Międzynarodowy dzień pizzy, to jedno z tych świąt, które lubimy. Zwykle nie potrzebujemy okazji do celebrowania dnia, ale jeżeli okazja sama się nasuwa, to czemu nie skorzystać. Tym bardziej, że jesteśmy wyznawcami teorii, że to najzdrowszy fast food świata.

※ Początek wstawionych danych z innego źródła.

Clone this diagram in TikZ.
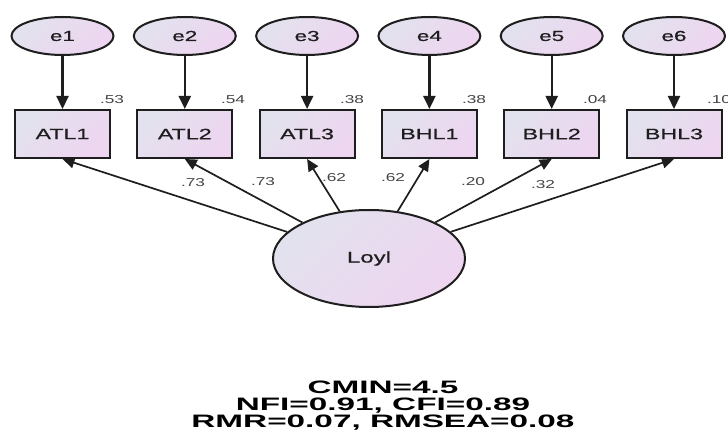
\documentclass[tikz,border=0pt]{standalone}
\usepackage{fontspec}
\setmainfont{Liberation Sans}
\newfontfamily\nodefont[FakeStretch=1.55,FakeBold=0.6]{Liberation Sans}
\newfontfamily\coeffont[FakeStretch=1.5]{Liberation Sans}
\newfontfamily\statfont[FakeStretch=1.85]{Liberation Sans}
\usetikzlibrary{shapes.geometric,arrows.meta}
\definecolor{fillA}{HTML}{E2E2EE}
\definecolor{fillB}{HTML}{EED5F0}
\definecolor{edgecol}{HTML}{1E1E1E}
\definecolor{labcol}{HTML}{454545}
\begin{document}
\begin{tikzpicture}[x=1pt,y=-1pt,
  errnode/.style={ellipse, draw=edgecol, line width=2pt, minimum width=102pt, minimum height=38pt, inner sep=0pt,
    top color=fillA, bottom color=fillB, shading angle=45, text=edgecol, font=\nodefont\fontsize{14.5}{16}\selectfont},
  obsnode/.style={rectangle, draw=edgecol, line width=2pt, minimum width=95pt, minimum height=48pt, inner sep=0pt,
    top color=fillA, bottom color=fillB, shading angle=45, text=edgecol, font=\nodefont\fontsize{15}{17}\selectfont},
  latnode/.style={ellipse, draw=edgecol, line width=2pt, minimum width=192pt, minimum height=97pt, inner sep=0pt,
    top color=fillA, bottom color=fillB, shading angle=45, text=edgecol, font=\nodefont\fontsize{15.5}{17}\selectfont},
  coefnode/.style={inner sep=0pt, text=labcol, font=\coeffont\fontsize{11.5}{12}\selectfont},
  statnode/.style={inner sep=0pt, anchor=base, text=black, font=\statfont\bfseries\fontsize{18}{18}\selectfont},
  errarrow/.style={draw=edgecol, line width=2.2pt, -{Triangle[length=13pt,width=12pt]}},
  loadarrow/.style={draw=edgecol, line width=1.7pt, -{Triangle[length=12pt,width=11pt]}}
]
\useasboundingbox[fill=white] (0,0) rectangle (728,435);

% error terms
\node[errnode] (e1) at (62.5,36) {e1};
\node[errnode] (e2) at (184.8,36) {e2};
\node[errnode] (e3) at (307.1,36) {e3};
\node[errnode] (e4) at (429.4,36) {e4};
\node[errnode] (e5) at (551.7,36) {e5};
\node[errnode] (e6) at (674,36) {e6};

% observed variables
\node[obsnode] (a1) at (62.5,134) {ATL1};
\node[obsnode] (a2) at (184.8,134) {ATL2};
\node[obsnode] (a3) at (307.1,134) {ATL3};
\node[obsnode] (b1) at (429.4,134) {BHL1};
\node[obsnode] (b2) at (551.7,134) {BHL2};
\node[obsnode] (b3) at (674,134) {BHL3};

% latent
\node[latnode] (L) at (369,258.5) {Loyl};

% error arrows
\draw[errarrow] (e1) -- (a1);
\draw[errarrow] (e2) -- (a2);
\draw[errarrow] (e3) -- (a3);
\draw[errarrow] (e4) -- (b1);
\draw[errarrow] (e5) -- (b2);
\draw[errarrow] (e6) -- (b3);

% loadings
\draw[loadarrow] (L) -- (a1.south);
\draw[loadarrow] (L) -- (a2.south);
\draw[loadarrow] (L) -- (a3.south);
\draw[loadarrow] (L) -- (b1.south);
\draw[loadarrow] (L) -- (b2.south);
\draw[loadarrow] (L) -- (b3.south);

% squared multiple correlations
\node[coefnode] (r1) at (112,100) {.53};
\node[coefnode] (r2) at (233,100) {.54};
\node[coefnode] (r3) at (352,100) {.38};
\node[coefnode] (r4) at (474,100) {.38};
\node[coefnode] (r5) at (595,100) {.04};
\node[coefnode] (r6) at (719,100) {.10};

% loading labels
\node[coefnode] (l1) at (193,183) {.73};
\node[coefnode] (l2) at (263,182) {.73};
\node[coefnode] (l3) at (334,178) {.62};
\node[coefnode] (l4) at (393,178) {.62};
\node[coefnode] (l5) at (473,182) {.20};
\node[coefnode] (l6) at (543,185) {.32};

% fit statistics
\node[statnode] (s1) at (383,393) {CMIN=4.5};
\node[statnode] (s2) at (383,410) {NFI=0.91, CFI=0.89};
\node[statnode] (s3) at (383,427) {RMR=0.07, RMSEA=0.08};
\end{tikzpicture}
\end{document}
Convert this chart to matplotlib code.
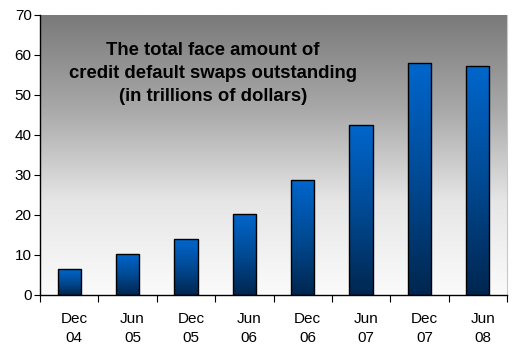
import numpy as np
import matplotlib
matplotlib.use('Agg')
import matplotlib.pyplot as plt
import matplotlib.transforms as mtransforms
from matplotlib.colors import LinearSegmentedColormap

plt.rcParams['font.family'] = ['Liberation Sans', 'DejaVu Sans']

# Data (trillions of dollars)
periods = ['Dec\n04', 'Jun\n05', 'Dec\n05', 'Jun\n06', 'Dec\n06', 'Jun\n07', 'Dec\n07', 'Jun\n08']
amounts = [6.4, 10.2, 14.0, 20.2, 28.7, 42.6, 58.0, 57.3]
title_text = 'The total face amount of\ncredit default swaps outstanding\n(in trillions of dollars)'

fig = plt.figure(figsize=(5.17, 3.5), dpi=100)
ax = fig.add_axes([40 / 517, 55 / 350, 467 / 517, 280 / 350])

n = len(amounts)
x = np.arange(n) + 0.5
ymax = 70

# background gradient: gray at the top fading to near white at the bottom
bg = LinearSegmentedColormap.from_list('bg', ['#fbfbfb', '#e6e6e6', '#a8a8a8', '#7a7a7a'])
grad = np.linspace(0, 1, 256).reshape(-1, 1)
ax.imshow(grad, cmap=bg, origin='lower', extent=[0, n, 0, ymax], aspect='auto', zorder=0)

# bars with a vertical blue gradient
bar_cmap = LinearSegmentedColormap.from_list('barc', ['#00264f', '#004a94', '#0066cc'])
bars = ax.bar(x, amounts, width=0.4, facecolor='none', edgecolor='black', linewidth=1.0, zorder=3)
for b in bars:
    x0, w, h = b.get_x(), b.get_width(), b.get_height()
    im = ax.imshow(grad, cmap=bar_cmap, origin='lower', extent=[x0, x0 + w, 0, h],
                   aspect='auto', zorder=2)
    im.set_clip_path(b)

ax.set_xlim(0, n)
ax.set_ylim(0, ymax)

ax.set_yticks(np.arange(0, 71, 10))
ax.tick_params(axis='y', direction='out', length=4, labelsize=11, pad=2)
ax.set_xticks(np.arange(0, n + 1))
ax.set_xticklabels([])
ax.tick_params(axis='x', which='major', direction='out', length=5)
ax.set_xticks(x, minor=True)
ax.set_xticklabels(periods, minor=True, fontsize=11, linespacing=1.5)
ax.tick_params(axis='x', which='minor', length=0, pad=12)
offset = mtransforms.ScaledTranslation(5 / 100, 0, fig.dpi_scale_trans)
for lab in ax.xaxis.get_minorticklabels():
    lab.set_transform(lab.get_transform() + offset)

ax.spines['top'].set_visible(False)
ax.spines['right'].set_color('#c8c8c8')
ax.spines['left'].set_linewidth(1.0)
ax.spines['bottom'].set_linewidth(1.0)

ax.text(0.37, 0.79, title_text, transform=ax.transAxes, ha='center', va='center',
        fontsize=13.3, fontweight='bold', linespacing=1.45, zorder=5)

fig.savefig('out.png', dpi=100)
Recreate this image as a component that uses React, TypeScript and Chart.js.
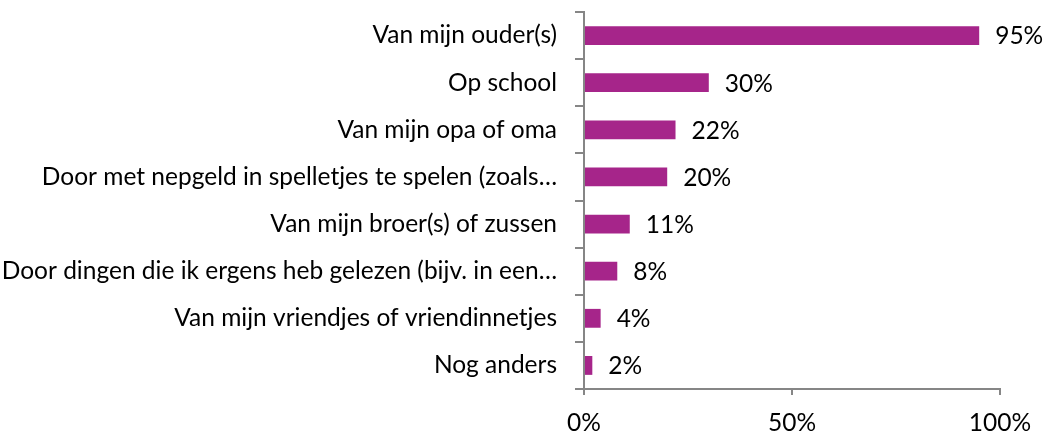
import React, { useEffect, useRef } from "react";
import { Chart, registerables } from "chart.js";

Chart.register(...registerables);

const categories = [
  "Van mijn ouder(s)",
  "Op school",
  "Van mijn opa of oma",
  "Door met nepgeld in spelletjes te spelen (zoals…",
  "Van mijn broer(s) of zussen",
  "Door dingen die ik ergens heb gelezen (bijv. in een…",
  "Van mijn vriendjes of vriendinnetjes",
  "Nog anders",
];
const values = [95, 30, 22, 20, 11, 8, 4, 2];
const xTicks = [0, 50, 100];

const FONT = "Lato, 'Open Sans', sans-serif";
const AXIS = "#868686";
const BAR = "#A6258A";

const labelPlugin = {
  id: "barLabels",
  afterDatasetsDraw(chart: any) {
    const ctx = chart.ctx;
    const meta = chart.getDatasetMeta(0);
    ctx.save();
    ctx.font = `24.5px ${FONT}`;
    ctx.fillStyle = "#000";
    ctx.textAlign = "left";
    ctx.textBaseline = "middle";
    meta.data.forEach((el: any, i: number) => {
      ctx.fillText(`${values[i]}%`, el.x + 16, el.y + 1);
    });
    ctx.restore();
  },
};

export default function App() {
  const ref = useRef<HTMLCanvasElement | null>(null);
  useEffect(() => {
    if (!ref.current) return;
    const chart = new Chart(ref.current, {
      type: "bar",
      data: {
        labels: categories,
        datasets: [
          {
            data: values,
            backgroundColor: BAR,
            borderWidth: 0,
            barPercentage: 0.5,
            categoryPercentage: 0.8,
          },
        ],
      },
      options: {
        indexAxis: "y",
        animation: false,
        responsive: false,
        maintainAspectRatio: false,
        layout: { padding: { top: 12, right: 59, left: 0, bottom: 0 } },
        plugins: { legend: { display: false }, tooltip: { enabled: false } },
        scales: {
          x: {
            min: 0,
            max: 100,
            afterBuildTicks: (scale: any) => {
              scale.ticks = xTicks.map((v) => ({ value: v }));
            },
            afterFit: (scale: any) => {
              scale.height = 45;
              scale.paddingLeft = 0;
              scale.paddingRight = 0;
            },
            ticks: {
              callback: (v: any) => `${v}%`,
              color: "#000",
              font: { family: FONT, size: 24.5 },
              padding: 13,
              maxRotation: 0,
            },
            grid: {
              drawOnChartArea: false,
              drawTicks: true,
              tickLength: 6,
              color: AXIS,
              lineWidth: 2,
            },
            border: { color: AXIS, width: 2 },
          },
          y: {
            afterFit: (scale: any) => {
              scale.width = 584;
              scale.paddingTop = 0;
              scale.paddingBottom = 0;
            },
            ticks: {
              color: "#000",
              font: { family: FONT, size: 24.5 },
              padding: 18,
              autoSkip: false,
            },
            grid: {
              offset: true,
              drawOnChartArea: false,
              drawTicks: true,
              tickLength: 9,
              color: AXIS,
              lineWidth: 2,
            },
            border: { color: AXIS, width: 2 },
          },
        },
      },
      plugins: [labelPlugin],
    });
    return () => chart.destroy();
  }, []);
  return (
    <div style={{ position: "absolute", left: 0, top: 0, width: 1059, height: 434, background: "#fff" }}>
      <canvas ref={ref} width={1059} height={434} style={{ display: "block" }} />
    </div>
  );
}
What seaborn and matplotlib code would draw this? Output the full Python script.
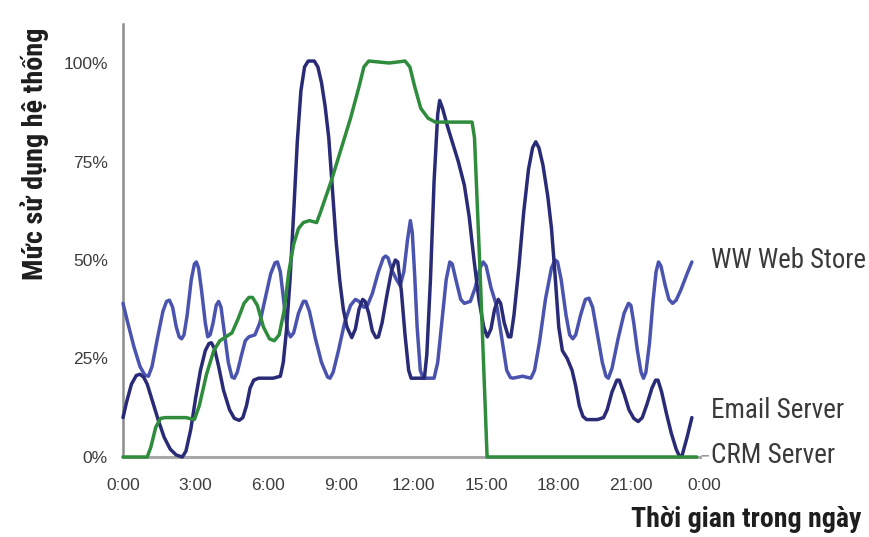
import pandas as pd
import matplotlib
matplotlib.use('Agg')
import matplotlib.pyplot as plt
import matplotlib.font_manager as fm
import seaborn as sns

# --- Dữ liệu (giờ trong ngày, % sử dụng) ---
web_gio = [0.0, 0.2, 0.45, 0.7, 0.9, 1.05, 1.2, 1.45, 1.65, 1.8, 1.92, 2.05, 2.2, 2.32, 2.42,
           2.52, 2.65, 2.82, 2.95, 3.03, 3.12, 3.25, 3.4, 3.5, 3.6, 3.72, 3.85, 3.95, 4.05,
           4.2, 4.35, 4.5, 4.6, 4.72, 4.9, 5.05, 5.2, 5.45, 5.65, 5.9, 6.1, 6.28, 6.38, 6.5,
           6.65, 6.8, 6.92, 7.05, 7.25, 7.45, 7.55, 7.7, 7.95, 8.2, 8.45, 8.55, 8.68, 8.9,
           9.15, 9.4, 9.6, 9.75, 9.95, 10.1, 10.3, 10.55, 10.75, 10.85, 10.95, 11.1, 11.3,
           11.45, 11.6, 11.75, 11.87, 11.95, 12.05, 12.15, 12.28, 12.4, 12.85, 13.0, 13.15,
           13.35, 13.5, 13.6, 13.75, 13.95, 14.1, 14.35, 14.55, 14.75, 14.88, 15.0, 15.2,
           15.45, 15.65, 15.85, 16.0, 16.1, 16.5, 16.85, 17.0, 17.2, 17.45, 17.7, 17.85,
           17.95, 18.1, 18.3, 18.45, 18.58, 18.7, 18.9, 19.1, 19.25, 19.4, 19.6, 19.8, 19.95,
           20.05, 20.2, 20.45, 20.7, 20.88, 20.98, 21.1, 21.25, 21.4, 21.5, 21.6, 21.75, 21.9,
           22.02, 22.12, 22.22, 22.4, 22.55, 22.7, 22.85, 23.05, 23.3, 23.5]
web_pct = [39, 34, 28, 23, 20.8, 20.5, 23, 31, 37, 39.5, 39.8, 38, 33, 30.5, 30,
           31, 36, 45, 49, 49.5, 48, 42, 34, 30.5, 31, 34, 38.5, 39.5, 38,
           31, 24, 20.3, 20, 21.5, 26, 29.5, 30.5, 31, 34, 41, 46.5, 49.3, 49.5, 47,
           39, 32, 30.5, 31.5, 36.5, 39.5, 39.5, 37, 30, 24, 20.3, 20, 21.5, 27,
           34, 38.5, 40, 39.5, 38, 38.5, 41.5, 47, 50.5, 51, 50.5, 47.5, 45,
           43.5, 47, 55, 60, 57, 46, 33, 22, 20, 20, 24, 33,
           45, 49.5, 49, 45, 40, 39, 39.5, 43, 48, 49.5, 48.5, 43,
           38, 30, 22, 20.2, 20, 20.5, 20, 22, 29, 40, 48, 50,
           49.5, 45, 36, 31, 30, 31, 36, 40, 40.3, 38, 31, 24, 20.5,
           20, 22.5, 30, 36.5, 39, 38.5, 34, 27, 21.5, 20, 21.5, 29, 40,
           47, 49.5, 48.5, 43.5, 40, 39, 39.8, 42.5, 46.5, 49.5]

email_gio = [0.0, 0.15, 0.35, 0.55, 0.7, 0.85, 1.0, 1.2, 1.45, 1.7, 1.95, 2.2, 2.45, 2.6, 2.8,
             3.0, 3.2, 3.4, 3.55, 3.65, 3.78, 3.95, 4.15, 4.4, 4.6, 4.8, 4.95, 5.1, 5.25, 5.4,
             5.6, 6.2, 6.5, 6.62, 6.75, 6.9, 7.05, 7.2, 7.35, 7.5, 7.65, 7.9, 8.05, 8.2, 8.35,
             8.5, 8.65, 8.8, 8.95, 9.1, 9.25, 9.45, 9.6, 9.75, 9.9, 10.0, 10.15, 10.3, 10.45,
             10.55, 10.7, 10.9, 11.1, 11.25, 11.35, 11.5, 11.65, 11.8, 11.9, 12.45, 12.55,
             12.7, 12.85, 13.0, 13.08, 13.2, 13.4, 13.6, 13.85, 14.1, 14.3, 14.5, 14.7, 14.9,
             15.05, 15.2, 15.35, 15.5, 15.6, 15.75, 15.92, 16.02, 16.15, 16.35, 16.55, 16.75,
             16.92, 17.05, 17.18, 17.35, 17.55, 17.7, 17.85, 18.0, 18.15, 18.35, 18.55, 18.7,
             18.85, 19.0, 19.15, 19.6, 19.85, 20.0, 20.2, 20.4, 20.5, 20.7, 20.9, 21.1, 21.28,
             21.45, 21.65, 21.85, 22.0, 22.1, 22.25, 22.45, 22.65, 22.85, 23.0, 23.1, 23.3, 23.5]
email_pct = [10, 14, 18.5, 20.7, 21, 20.3, 18.5, 14.5, 9.5, 5, 2, 0.5, 0, 1.5, 7,
             15, 22, 27, 28.8, 29, 27.5, 23, 17, 12, 9.8, 9.3, 10, 13, 17.5, 19.5,
             20, 20, 20.5, 24, 32, 45, 62, 80, 93, 99, 100.5, 100.5, 99, 95, 89,
             81, 68, 55, 45, 37.5, 33, 30.3, 32.5, 37.5, 40, 39.5, 36.5, 32, 30.3,
             30.5, 34, 41, 47.5, 50, 49.5, 42, 31, 22, 20, 20, 26,
             45, 70, 87, 90.5, 88.5, 84, 80, 75, 69, 61, 50, 40, 33,
             30.5, 32.5, 37.5, 40, 39, 34, 30.5, 30.5, 36, 48, 62, 73,
             78.5, 80, 78.5, 74, 66, 58, 46, 33, 27, 25, 22, 18,
             13, 10.3, 9.5, 9.5, 10, 12, 16.5, 19.5, 19.5, 16, 12, 9.8, 9,
             10, 13.5, 17.5, 19.5, 19.5, 16.5, 11, 6, 2, 0, 0.5, 5, 10]

crm_gio = [0.0, 1.0, 1.15, 1.35, 1.55, 1.75, 2.6, 2.95, 3.15, 3.45, 3.75, 4.0, 4.25, 4.5, 4.75,
           5.0, 5.2, 5.35, 5.55, 5.8, 6.05, 6.25, 6.45, 6.65, 6.85, 7.05, 7.25, 7.45, 7.7, 8.0,
           8.15, 8.6, 9.0, 9.4, 9.75, 9.95, 10.15, 11.0, 11.65, 11.85, 12.05, 12.3, 12.6,
           12.9, 13.5, 14.25, 14.42, 14.52, 14.75, 15.04, 15.5, 23.7]
crm_pct = [0, 0, 2.5, 7.5, 9.8, 10, 10, 9.5, 13, 21, 27, 29.5, 30.5, 31.5, 35,
           39, 40.5, 40.5, 38.5, 33, 30, 29.5, 31, 37, 47, 54, 58, 59.5, 60, 59.5,
           62, 70, 78, 86, 94, 99, 100.5, 100, 100.5, 99, 94, 88.5, 86,
           85, 85, 85, 85, 81, 47, 0, 0, 0]

moc_gio = [0, 3, 6, 9, 12, 15, 18, 21, 24]
nhan_gio = ['0:00', '3:00', '6:00', '9:00', '12:00', '15:00', '18:00', '21:00', '0:00']
moc_pct = [0, 25, 50, 75, 100]
nhan_pct = ['0%', '25%', '50%', '75%', '100%']

ten_chuoi = ['WW Web Store', 'Email Server', 'CRM Server']
mau = {'WW Web Store': '#4a54ae', 'Email Server': '#2a2b76', 'CRM Server': '#2f8c3c'}

df_web = pd.DataFrame({'Gio': web_gio, 'Pct': web_pct})
df_email = pd.DataFrame({'Gio': email_gio, 'Pct': email_pct})
df_crm = pd.DataFrame({'Gio': crm_gio, 'Pct': crm_pct})

sns.set_style('white')
plt.rcParams['font.family'] = ['Liberation Sans', 'DejaVu Sans']

# Chọn font hẹp nếu có (chữ trong ảnh gốc là kiểu condensed)
co_san = {f.name for f in fm.fontManager.ttflist}
font_hep = 'Liberation Sans'
for ten in ['Liberation Sans Narrow', 'Roboto Condensed', 'Noto Sans Condensed',
            'Open Sans Condensed', 'DejaVu Sans Condensed']:
    if ten in co_san:
        font_hep = ten
        break
nhan_font = [font_hep, 'Liberation Sans', 'DejaVu Sans']

fig = plt.figure(figsize=(8.7, 5.37), dpi=100)
ax = fig.add_axes([123 / 870, 80 / 537, 581 / 870, 433.4 / 537])

kw = dict(lw=2.5, solid_joinstyle='round', solid_capstyle='round', clip_on=False,
          estimator=None, sort=False, legend=False)
sns.lineplot(data=df_web, x='Gio', y='Pct', color=mau['WW Web Store'], ax=ax, zorder=3, **kw)
sns.lineplot(data=df_email, x='Gio', y='Pct', color=mau['Email Server'], ax=ax, zorder=4, **kw)
sns.lineplot(data=df_crm, x='Gio', y='Pct', color=mau['CRM Server'], ax=ax, zorder=5, **kw)

ax.set_xlim(0, 24)
ax.set_ylim(0, 110)
ax.set_xticks(moc_gio)
ax.set_xticklabels(nhan_gio)
ax.set_yticks(moc_pct)
ax.set_yticklabels(nhan_pct)
ax.set_xlabel('')
ax.set_ylabel('')

for s in ['top', 'right']:
    ax.spines[s].set_visible(False)
ax.spines['left'].set_color('#8c8c8c')
ax.spines['left'].set_linewidth(1.8)
ax.spines['bottom'].set_color('#a8a8a8')
ax.spines['bottom'].set_linewidth(2.2)
ax.spines['bottom'].set_bounds(0, 23.85)

ax.tick_params(axis='both', direction='out', length=3, width=1, color='#8c8c8c',
               labelsize=12.5, labelcolor='#3c3c3c')
ax.tick_params(axis='x', pad=12)
ax.tick_params(axis='y', pad=8)

# Nhãn cho từng chuỗi ở bên phải
vi_tri_nhan = {'WW Web Store': 50, 'Email Server': 11.8, 'CRM Server': 0.5}
rong_nhan = {'WW Web Store': 155, 'Email Server': 133, 'CRM Server': 124}
cac_nhan = []
for ten in ten_chuoi:
    t = ax.text(24.3, vi_tri_nhan[ten], ten, fontsize=18, color='#3a3a3a',
                family=nhan_font, ha='left', va='center', clip_on=False)
    cac_nhan.append((t, rong_nhan[ten], 'w'))
ax.annotate('', xy=(23.8, 0.3), xytext=(24.3, 0.3),
            arrowprops=dict(arrowstyle='-', color='#888888', lw=1))

# Tiêu đề trục
ty = fig.text(35 / 870, 1 - 154 / 537, 'Mức sử dụng hệ thống', rotation=90, fontsize=20,
              fontweight='bold', family=nhan_font, color='#1e1e1e', ha='center', va='center')
tx = fig.text(862 / 870, 10 / 537, 'Thời gian trong ngày', fontsize=20, fontweight='bold',
              family=nhan_font, color='#1e1e1e', ha='right', va='baseline')
cac_nhan.append((ty, 252, 'h'))
cac_nhan.append((tx, 230, 'w'))

# chỉnh cỡ chữ cho khớp độ dài chữ trong ảnh gốc
fig.canvas.draw()
r = fig.canvas.get_renderer()
for t, dai, chieu in cac_nhan:
    bb = t.get_window_extent(r)
    hien = bb.width if chieu == 'w' else bb.height
    t.set_fontsize(min(t.get_fontsize() * dai / hien, 21))

plt.savefig('out.png', dpi=100)
plt.close()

Proszę nam nie obalać tej teorii.
Dowody na potwierdzenie teorii są bardzo proste :
- Pizza ma mało węglowodanów, tym bardziej, że lubimy ją wciągać na cienkim cieście.
- Sos pomidorowy to źródło likopenu, potasu i witaminy Coraz E, do tego dochodzi beta-karoten – czego chcieć więcej.
- Mozzarella – co tu dużo mówić delikatny smak, miękka konsystencja, białko – ważny budulec w naszym organizmie.
- Rukola – pyszności w zielonym listku. Witaminy K, A C, błonnik i co tu dużo mówić afrodyzjak.
- Dodatki – do wyboru, do koloru – oliwki, szynka, pieczarki – działają na na psychikę i wywołują uśmiech.
Jeżeli te argumenty nie przemawiają, to jedyny sposób żeby przekonać do świętowania to jej smak i walory społeczne. Przecież przy pizzy i lampce białego odbywają się najciekawsze rozmowy.
Z okazji tego święta, chętnie podzielę się jednym z moich przepisów. Dzisiaj, klasyk na cienkim cieście. Smacznego.
- 15 g drożdży świeżych
- 150 ml wody letniej
- 2 szklanki mąki
- szczypta soli
- sos pomidorowy
- mieszanka startych serów
- ser mozzarella
- świeża rukola
- szynka prosciutto*
Z drożdży, mąki wody i soli wyrabiamy ciasto, przykrywamy i odkładamy do wyrośnięcia na około 30 minut. Następnie, ciasto cienko wałkujemy, gotowe placki przykrywamy ściereczką lnianą i odkładamy ponownie na około 15 minut. Po tym czasie smarujemy sosem pomidorowym i posypujemy startą mieszanką serów. Pieczemy około 20 minut, aż ciasto ładnie się zarumieni. Na gotową, gorącą pizzę rozkładamy szynkę prosciutto, rozerwane kawałki mozzarelli i posypujemy rukolą.